Poster E64, Monday, March 27, 2:30 – 4:30 pm, Pacific Concourse
The Effect of Instruction on People’s Ability to Learn Simultaneous Statistical Inputs
Tess Allegra Forest1, Taraz Lee2, Ashkan Kiyomarsi1, Amy Finn1; 1The University of Toronto, 2The University of Michigan
While Statistical Learning is a powerful and largely automatic mechanism, it is important to know its limitations. We are specifically interested in 1) whether it’s possible to learn two statistical patterns at the same time, and 2) if instructions to attend to one pattern boost learning for either. We exposed 54 adults to a 6-minute stream of black dots inside coloured circles; circles were one of 9 colors and dots occurred in one of 9 locations within them.
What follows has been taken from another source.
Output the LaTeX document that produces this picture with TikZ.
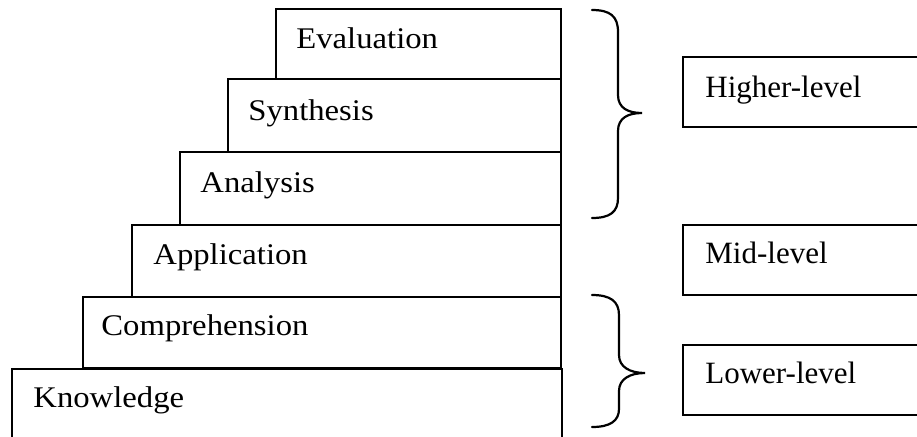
\documentclass[tikz,border=0pt]{standalone}
\usepackage{fontspec}
\setmainfont{Liberation Serif}
\newfontfamily\stepfont[FakeStretch=1.09]{Liberation Serif}
\begin{document}
\begin{tikzpicture}[x=0.5pt,y=-0.5pt,
  level/.style={draw=black,line width=1.4pt},
  sidebox/.style={draw=black,line width=1.1pt},
  steplbl/.style={anchor=base west,inner sep=0pt,font=\stepfont\fontsize{15}{18}\selectfont},
  sidelbl/.style={anchor=base west,inner sep=0pt,font=\fontsize{15.5}{18}\selectfont},
  bracepath/.style={draw=black,line width=1.1pt,line cap=round}]
\useasboundingbox (0,0) rectangle (917,436);
% staircase boxes
\draw[level] (12,369) rectangle (562,445);
\draw[level] (83,297) rectangle (561,368);
\draw[level] (132,225) rectangle (561,297);
\draw[level] (180,152) rectangle (561,225);
\draw[level] (228,79) rectangle (561,152);
\draw[level] (276,9) rectangle (561,79);
\node[steplbl] (eval) at (296,48) {Evaluation};
\node[steplbl] (synt) at (248,120) {Synthesis};
\node[steplbl] (anal) at (200,192) {Analysis};
\node[steplbl] (appl) at (153,264) {Application};
\node[steplbl] (comp) at (101,335) {Comprehension};
\node[steplbl] (know) at (33,407) {Knowledge};
% side boxes
\draw[sidebox] (683,57) rectangle (925,127);
\draw[sidebox] (683,225) rectangle (925,295);
\draw[sidebox] (683,345) rectangle (925,415);
\node[sidelbl] (high) at (705,97) {Higher-level};
\node[sidelbl] (mid) at (705,263) {Mid-level};
\node[sidelbl] (low) at (705,383) {Lower-level};
% braces
\draw[bracepath] (592,10) .. controls (610,10) and (618,16) .. (618,32)
  -- (618,95) .. controls (618,108) and (628,113) .. (642,113)
  .. controls (628,113) and (618,118) .. (618,131)
  -- (618,198) .. controls (618,212) and (610,218) .. (592,218);
\draw[bracepath] (592,295) .. controls (610,295) and (619,301) .. (619,315)
  -- (619,355) .. controls (619,367) and (630,373) .. (645,373)
  .. controls (630,373) and (619,379) .. (619,391)
  -- (619,409) .. controls (619,421) and (610,427) .. (592,427);
\end{tikzpicture}
\end{document}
The stream was comprised of 3 color triplets and 3 dot-location triplets. Color and dot triplets were offset so that the onset of each streams’ triplets did not coincide. During exposure, participants completed a detection task, pressing X when a circle appeared and Y for a randomly-appearing blank square (10% of trials, no relationship to either pattern). Half the participants were given explicit instructions to learn the pattern of the dot locations, while the others received no stream-related instructions. Results showed that without explicit instructions, adults learned the triplets of each stream with minor success, while explicit instruction to attend to a particular stream (dots), improved learning for that stream. The poor learning in the no-instruction condition could stem from attempts to learn the relationship between, or bind, the streams, rather than learn each structure separately. In support of this, individuals with a preference for bound sequences over sequences that maintained triplet structures, displayed less knowledge of dot triplets.